To Cloud or not to Cloud, that is the question
Having read the comments here it appears the author has an axe to grind with cloud. Having been in the cloud arena for the past 8 years and sitting on the board of many cloud associations and organisations I have a more pragmatic view that users should choose the most applicable form factor (be it cloud, cloud/on network mixed or on network) for each applications use dependent on the need, cost and feeling about data held in each case.
Limiting yourself and avoiding cloud will put you at a disadvantage in terms of flexibility and adaptability and in business potentially lose your competitive edge. The customers are choosing with their feet and purses as many major historic bricks and mortar brand approaches have already found out to their peril. Take Blockbuster video, once the darling and now the gone or surviving against Netflix and lovefilm serving up online movies. Take Tower Records gone against the online music world, books stores, Kodak photography and many more join this throw.
Cloud with the demands of mobile access from any device delivers more flexibility than we have ever had and be it public or private cloud is here to stay. We will see an increase in the speed of innovation and new uses for hosted services and an increased demand as younger users expect and demand availability anywhere, anytime on any device at a low price point that traditional mediums cannot deliver.

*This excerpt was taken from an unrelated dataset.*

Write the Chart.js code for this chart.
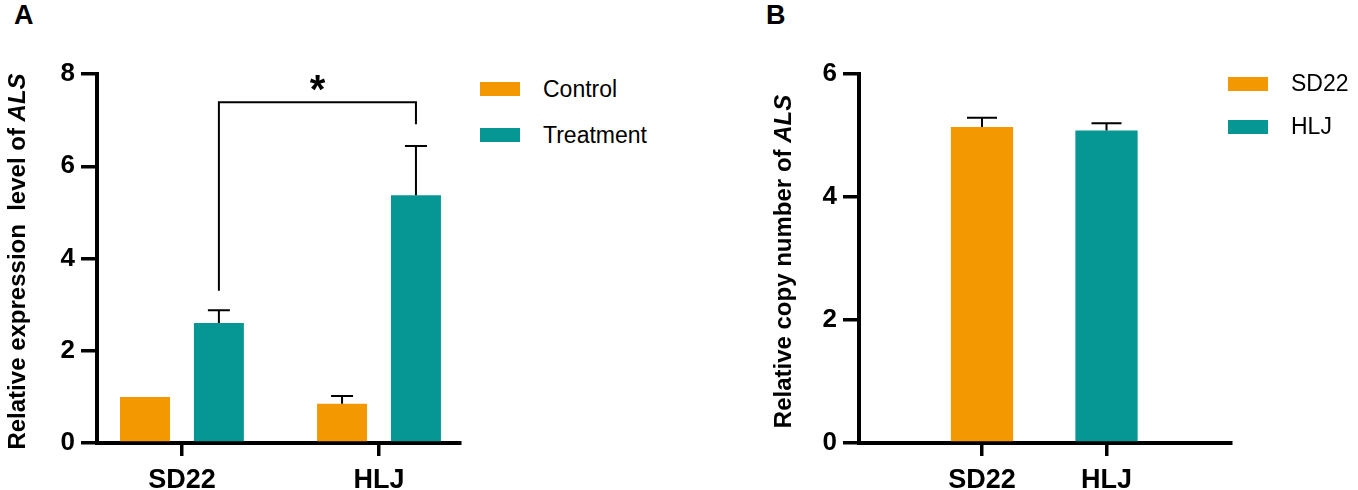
<!DOCTYPE html>
<html lang="en">
<head>
  <meta charset="UTF-8">
  <title>ALS expression and copy number</title>
  <script src="https://cdn.jsdelivr.net/npm/chart.js"></script>
  <style>
    body { margin: 0; background: #fff; font-family: 'Liberation Sans', Arial, sans-serif; color: #000; }
    .page { position: relative; width: 1358px; height: 490px; overflow: hidden; }
    .panel-label { position: absolute; top: 0; font-weight: bold; font-size: 27px; line-height: 30px; }
    canvas { position: absolute; top: 0; }
    .legend { position: absolute; font-size: 23px; }
    .legend .row { display: flex; align-items: center; }
    .legend .swatch { width: 40px; height: 14px; margin-right: 23px; }
  </style>
</head>
<body>
<div class="page">
  <div class="panel-label" style="left:14px;">A</div>
  <div class="panel-label" style="left:766px;">B</div>
  <canvas id="chartA" width="480" height="490" style="left:0;"></canvas>
  <canvas id="chartB" width="560" height="490" style="left:700px;"></canvas>
  <div class="legend" id="legendA" style="left:480px; top:66px;"></div>
  <div class="legend" id="legendB" style="left:1228px; top:62px;"></div>
</div>

<script>
// ---- data ----
const groups = ['SD22', 'HLJ'];
const seriesNames = ['Control', 'Treatment'];
const controlValues = [1.0, 0.85];
const controlErrors = [0, 0.17];
const treatmentValues = [2.6, 5.37];
const treatmentErrors = [0.28, 1.07];
const expressionTicks = [0, 2, 4, 6, 8];

const copyNumberValues = [5.14, 5.08];
const copyNumberErrors = [0.15, 0.12];
const copyTicks = [0, 2, 4, 6];

// significance bracket between the two treatment bars
const bracketLevel = 7.39;
const bracketLeftEnd = 3.3;
const bracketRightEnd = 6.91;
const bracketMark = '*';

const ORANGE = '#F39800';
const TEAL = '#069694';
const FONT = "'Liberation Sans', Arial, sans-serif";

// ---- legends (html) ----
function buildLegend(id, names, colors, rowHeight) {
    const box = document.getElementById(id);
    names.forEach((n, i) => {
        const row = document.createElement('div');
        row.className = 'row';
        row.style.height = rowHeight + 'px';
        row.innerHTML = `<span class="swatch" style="background:${colors[i]}"></span><span>${n}</span>`;
        box.appendChild(row);
    });
}
buildLegend('legendA', seriesNames, [ORANGE, TEAL], 46);
buildLegend('legendB', groups, [ORANGE, TEAL], 43);

// ---- plugins ----
const errorBars = {
    id: 'errorBars',
    afterDatasetsDraw(chart) {
        const ctx = chart.ctx;
        const y = chart.scales.y;
        ctx.save();
        ctx.strokeStyle = '#000';
        ctx.lineWidth = 2;
        chart.data.datasets.forEach((ds, d) => {
            if (!ds.errors) return;
            const meta = chart.getDatasetMeta(d);
            meta.data.forEach((bar, i) => {
                const err = ds.errors[i];
                if (!err) return;
                const top = y.getPixelForValue(ds.data[i].y + err);
                const cap = ds.capHalf || 11;
                ctx.beginPath();
                ctx.moveTo(bar.x, bar.y);
                ctx.lineTo(bar.x, top);
                ctx.moveTo(bar.x - cap, top);
                ctx.lineTo(bar.x + cap, top);
                ctx.stroke();
            });
        });
        ctx.restore();
    }
};

const yTitle = {
    id: 'yTitle',
    afterDraw(chart, args, opts) {
        if (!opts.parts) return;
        const ctx = chart.ctx;
        const area = chart.chartArea;
        const fonts = opts.parts.map(p => (p.italic ? 'italic ' : '') + 'bold 24px ' + FONT);
        let total = 0;
        const widths = opts.parts.map((p, i) => { ctx.font = fonts[i]; const w = ctx.measureText(p.text).width; total += w; return w; });
        ctx.save();
        ctx.translate(opts.x, (area.top + area.bottom) / 2 + 3);
        ctx.rotate(-Math.PI / 2);
        ctx.fillStyle = '#000';
        ctx.textBaseline = 'middle';
        ctx.textAlign = 'left';
        let pos = -total / 2;
        opts.parts.forEach((p, i) => {
            ctx.font = fonts[i];
            ctx.fillText(p.text, pos, 0);
            pos += widths[i];
        });
        ctx.restore();
    }
};

const bracket = {
    id: 'bracket',
    afterDatasetsDraw(chart) {
        const ctx = chart.ctx;
        const y = chart.scales.y;
        const bars = chart.getDatasetMeta(1).data;
        const x1 = bars[0].x, x2 = bars[1].x;
        const yTop = y.getPixelForValue(bracketLevel);
        ctx.save();
        ctx.strokeStyle = '#000';
        ctx.lineWidth = 2;
        ctx.beginPath();
        ctx.moveTo(x1, y.getPixelForValue(bracketLeftEnd));
        ctx.lineTo(x1, yTop);
        ctx.lineTo(x2, yTop);
        ctx.lineTo(x2, y.getPixelForValue(bracketRightEnd));
        ctx.stroke();
        ctx.fillStyle = '#000';
        ctx.font = 'bold 40px ' + FONT;
        ctx.textAlign = 'center';
        ctx.textBaseline = 'alphabetic';
        ctx.fillText(bracketMark, (x1 + x2) / 2, yTop + 1);
        ctx.restore();
    }
};

// ---- shared axis styles ----
function xAxis(min, max) {
    return {
        type: 'linear', min: min, max: max, offset: false,
        afterBuildTicks: s => { s.ticks = groups.map((g, i) => ({ value: i })); },
        afterFit: s => { s.height = 47; },
        ticks: { callback: v => groups[v], color: '#000', padding: 8, maxRotation: 0, autoSkip: false,
                 font: { family: FONT, size: 27, weight: 'bold' } },
        grid: { display: true, offset: false, drawOnChartArea: false, drawTicks: true, tickLength: 13, lineWidth: 3.5, color: '#000' },
        border: { display: true, width: 4, color: '#000' }
    };
}
function yAxis(max, tickValues, width) {
    return {
        min: 0, max: max,
        afterBuildTicks: s => { s.ticks = tickValues.map(v => ({ value: v })); },
        afterFit: s => { s.width = width; },
        ticks: { color: '#000', padding: 6, font: { family: FONT, size: 26, weight: 'bold' } },
        grid: { display: true, drawOnChartArea: false, drawTicks: true, tickLength: 16, lineWidth: 3.5, color: '#000' },
        border: { display: true, width: 4, color: '#000' }
    };
}

// ---- panel A ----
new Chart(document.getElementById('chartA'), {
    type: 'bar',
    data: {
        datasets: [
            { label: seriesNames[0], data: controlValues.map((v, i) => ({ x: i, y: v })), errors: controlErrors,
              backgroundColor: ORANGE, categoryPercentage: 0.75, barPercentage: 0.676, capHalf: 11 },
            { label: seriesNames[1], data: treatmentValues.map((v, i) => ({ x: i, y: v })), errors: treatmentErrors,
              backgroundColor: TEAL, categoryPercentage: 0.75, barPercentage: 0.676, capHalf: 11 }
        ]
    },
    options: {
        responsive: false,
        animation: false,
        layout: { padding: { left: 0, right: 20, top: 74, bottom: 0 } },
        plugins: {
            legend: { display: false },
            tooltip: { enabled: false },
            yTitle: { x: 18, parts: [{ text: 'Relative expression  level of ' }, { text: 'ALS', italic: true }] }
        },
        scales: { x: xAxis(-0.431, 1.411), y: yAxis(8, expressionTicks, 97) }
    },
    plugins: [errorBars, yTitle, bracket]
});

// ---- panel B ----
new Chart(document.getElementById('chartB'), {
    type: 'bar',
    data: {
        datasets: [
            { label: 'Relative copy number', data: copyNumberValues.map((v, i) => ({ x: i, y: v })), errors: copyNumberErrors,
              backgroundColor: [ORANGE, TEAL], categoryPercentage: 1, barPercentage: 0.5, capHalf: 15 }
        ]
    },
    options: {
        responsive: false,
        animation: false,
        layout: { padding: { left: 0, right: 29, top: 74, bottom: 0 } },
        plugins: {
            legend: { display: false },
            tooltip: { enabled: false },
            yTitle: { x: 84, parts: [{ text: 'Relative copy number of ' }, { text: 'ALS', italic: true }] }
        },
        scales: { x: xAxis(-0.988, 2.0), y: yAxis(6, copyTicks, 159) }
    },
    plugins: [errorBars, yTitle]
});
</script>
</body>
</html>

If you are afraid of losing music in the cloud, buy it on standard media, ripit, upload it and gain the benefits of cloud with a localised traditional media copy for your peace of mind and safety. However bear in mind this will cost you more in money and time to achieve. Yes Cloud may have had outage examples in the past year, but one local device outage or loss later and a user will be switching to cloud and relying on it for backups quickly. There are bad stories in any medium, and the story of one user’s lost kindle files is rare and amongst the volume of users offers a low chance it will be you. You can argue this the same for any failure, I am sure there are those out there who have had their local device just crash and burn and not switch on as expected at a random moment leaving them high and dry.